Now, economists say, we're entering a supercycle that will be characterized by three sweeping forces. First, higher interest rates will reward savers, making it more expensive to take risks. Second, geopolitical and economic volatility will generate inflationary effects, reintroducing the specter of soaring prices.
And third, industrial planning will be increasingly influenced by national-security concerns, altering supply chains across industries. How low interest rates wind up settling will establish a new gravitational pull in global markets, recalibrating the forces that determine where the economy is most likely to grow — and where investment is most likely to flow.
The new supercycle "puts the economy in a completely new era," says Silas Myers, the CEO of Mar Vista Investments, which oversees $4 billion in assets.

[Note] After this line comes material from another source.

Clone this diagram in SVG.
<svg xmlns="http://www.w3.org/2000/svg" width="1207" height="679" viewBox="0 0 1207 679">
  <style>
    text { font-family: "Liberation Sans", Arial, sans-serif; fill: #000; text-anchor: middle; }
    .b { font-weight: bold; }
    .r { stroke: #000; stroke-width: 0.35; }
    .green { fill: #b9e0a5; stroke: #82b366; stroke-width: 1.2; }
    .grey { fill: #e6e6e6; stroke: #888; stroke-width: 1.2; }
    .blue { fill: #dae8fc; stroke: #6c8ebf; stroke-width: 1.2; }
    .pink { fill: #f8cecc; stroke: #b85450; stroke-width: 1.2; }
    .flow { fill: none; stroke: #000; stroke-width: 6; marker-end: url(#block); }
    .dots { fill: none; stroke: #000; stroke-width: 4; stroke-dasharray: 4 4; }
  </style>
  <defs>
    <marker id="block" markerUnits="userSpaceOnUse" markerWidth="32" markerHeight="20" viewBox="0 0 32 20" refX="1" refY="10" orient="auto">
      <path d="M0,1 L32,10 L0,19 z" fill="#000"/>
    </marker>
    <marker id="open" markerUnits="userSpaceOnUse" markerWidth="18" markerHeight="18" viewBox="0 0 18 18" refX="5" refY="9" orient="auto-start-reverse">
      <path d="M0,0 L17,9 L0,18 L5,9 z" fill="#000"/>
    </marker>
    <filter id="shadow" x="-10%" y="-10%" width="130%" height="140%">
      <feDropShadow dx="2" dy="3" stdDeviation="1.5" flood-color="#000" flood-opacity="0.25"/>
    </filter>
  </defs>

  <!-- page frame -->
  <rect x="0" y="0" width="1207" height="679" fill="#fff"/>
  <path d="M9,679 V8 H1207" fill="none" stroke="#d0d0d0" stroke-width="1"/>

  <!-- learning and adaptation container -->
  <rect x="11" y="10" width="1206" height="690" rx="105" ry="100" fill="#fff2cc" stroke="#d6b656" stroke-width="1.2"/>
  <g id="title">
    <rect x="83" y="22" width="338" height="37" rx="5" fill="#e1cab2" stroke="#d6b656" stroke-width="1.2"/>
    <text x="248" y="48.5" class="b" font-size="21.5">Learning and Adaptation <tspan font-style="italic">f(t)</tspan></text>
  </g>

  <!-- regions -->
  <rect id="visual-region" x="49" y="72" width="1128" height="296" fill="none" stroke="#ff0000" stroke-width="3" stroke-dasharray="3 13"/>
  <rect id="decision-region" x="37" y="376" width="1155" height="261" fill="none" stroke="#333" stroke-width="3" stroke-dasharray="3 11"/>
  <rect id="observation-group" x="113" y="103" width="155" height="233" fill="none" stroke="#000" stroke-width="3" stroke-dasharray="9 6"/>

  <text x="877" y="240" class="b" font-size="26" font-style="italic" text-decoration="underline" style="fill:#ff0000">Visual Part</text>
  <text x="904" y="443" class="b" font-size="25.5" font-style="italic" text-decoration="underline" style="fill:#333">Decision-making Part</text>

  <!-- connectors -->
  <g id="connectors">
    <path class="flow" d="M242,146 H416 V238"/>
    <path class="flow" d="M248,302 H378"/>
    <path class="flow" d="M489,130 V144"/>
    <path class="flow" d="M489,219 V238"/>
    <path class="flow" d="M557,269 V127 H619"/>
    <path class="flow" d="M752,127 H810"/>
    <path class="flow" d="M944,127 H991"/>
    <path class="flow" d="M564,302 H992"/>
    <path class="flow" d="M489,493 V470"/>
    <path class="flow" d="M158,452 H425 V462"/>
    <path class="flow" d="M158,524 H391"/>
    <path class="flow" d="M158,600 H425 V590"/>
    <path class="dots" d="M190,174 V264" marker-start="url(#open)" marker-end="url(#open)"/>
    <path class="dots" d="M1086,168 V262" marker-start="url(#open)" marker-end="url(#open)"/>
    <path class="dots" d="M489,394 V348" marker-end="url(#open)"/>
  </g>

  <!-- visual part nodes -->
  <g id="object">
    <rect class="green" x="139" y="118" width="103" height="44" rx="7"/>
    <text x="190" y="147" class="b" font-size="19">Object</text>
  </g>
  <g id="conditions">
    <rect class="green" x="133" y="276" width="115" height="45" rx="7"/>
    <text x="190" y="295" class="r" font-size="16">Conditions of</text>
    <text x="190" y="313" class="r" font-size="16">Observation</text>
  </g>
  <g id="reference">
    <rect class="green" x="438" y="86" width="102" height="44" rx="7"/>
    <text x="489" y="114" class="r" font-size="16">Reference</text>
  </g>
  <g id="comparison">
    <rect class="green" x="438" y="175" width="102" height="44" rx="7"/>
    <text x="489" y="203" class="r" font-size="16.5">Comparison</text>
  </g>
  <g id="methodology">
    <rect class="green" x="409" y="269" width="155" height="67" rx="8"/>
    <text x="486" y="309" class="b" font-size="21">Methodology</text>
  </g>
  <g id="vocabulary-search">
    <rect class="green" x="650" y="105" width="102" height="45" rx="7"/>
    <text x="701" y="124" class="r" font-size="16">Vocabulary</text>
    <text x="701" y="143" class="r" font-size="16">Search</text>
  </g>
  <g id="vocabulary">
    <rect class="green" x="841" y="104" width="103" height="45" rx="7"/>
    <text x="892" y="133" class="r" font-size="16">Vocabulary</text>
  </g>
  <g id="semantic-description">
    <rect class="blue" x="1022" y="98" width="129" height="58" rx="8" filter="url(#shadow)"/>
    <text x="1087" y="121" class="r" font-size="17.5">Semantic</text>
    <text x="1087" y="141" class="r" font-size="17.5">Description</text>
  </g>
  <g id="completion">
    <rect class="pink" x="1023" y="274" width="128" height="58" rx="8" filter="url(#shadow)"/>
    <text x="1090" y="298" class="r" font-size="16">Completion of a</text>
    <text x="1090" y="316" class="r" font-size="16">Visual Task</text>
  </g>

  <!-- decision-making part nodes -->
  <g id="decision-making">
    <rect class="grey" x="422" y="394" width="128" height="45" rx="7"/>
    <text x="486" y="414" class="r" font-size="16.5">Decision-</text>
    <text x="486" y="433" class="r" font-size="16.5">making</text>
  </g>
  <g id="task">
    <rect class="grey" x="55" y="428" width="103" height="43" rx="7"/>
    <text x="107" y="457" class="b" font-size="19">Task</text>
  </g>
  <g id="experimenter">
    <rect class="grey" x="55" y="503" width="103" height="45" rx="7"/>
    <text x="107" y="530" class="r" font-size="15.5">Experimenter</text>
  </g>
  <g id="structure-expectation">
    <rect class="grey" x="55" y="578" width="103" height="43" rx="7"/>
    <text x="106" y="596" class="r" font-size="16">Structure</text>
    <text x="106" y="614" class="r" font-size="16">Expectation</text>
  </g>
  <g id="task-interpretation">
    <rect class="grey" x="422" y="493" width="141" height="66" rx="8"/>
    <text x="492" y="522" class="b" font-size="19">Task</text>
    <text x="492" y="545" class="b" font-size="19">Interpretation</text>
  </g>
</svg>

He warns that an entire generation of investors, lenders, and entrepreneurs have failed to embrace the "profound impact" that the new economic era will have on their businesses.
"We were in a time that was less demanding and more forgiving," Myers says. "But that time is ending."
One of the clearest signs that a new economic supercycle has arrived is when the financial rules go topsy-turvy. The previous supercycle was ushered in when the Federal Reserve, in response to the destruction caused by the financial crisis, cut its benchmark interest rate to 0% — the first time the central bank went all the way to the bottom.
The structural shift sent shockwaves throughout the world. Yields on Treasury bonds tanked, meaning investors had to start taking some serious risks if they wanted to make money. This new adventurism pushed stocks higher and higher.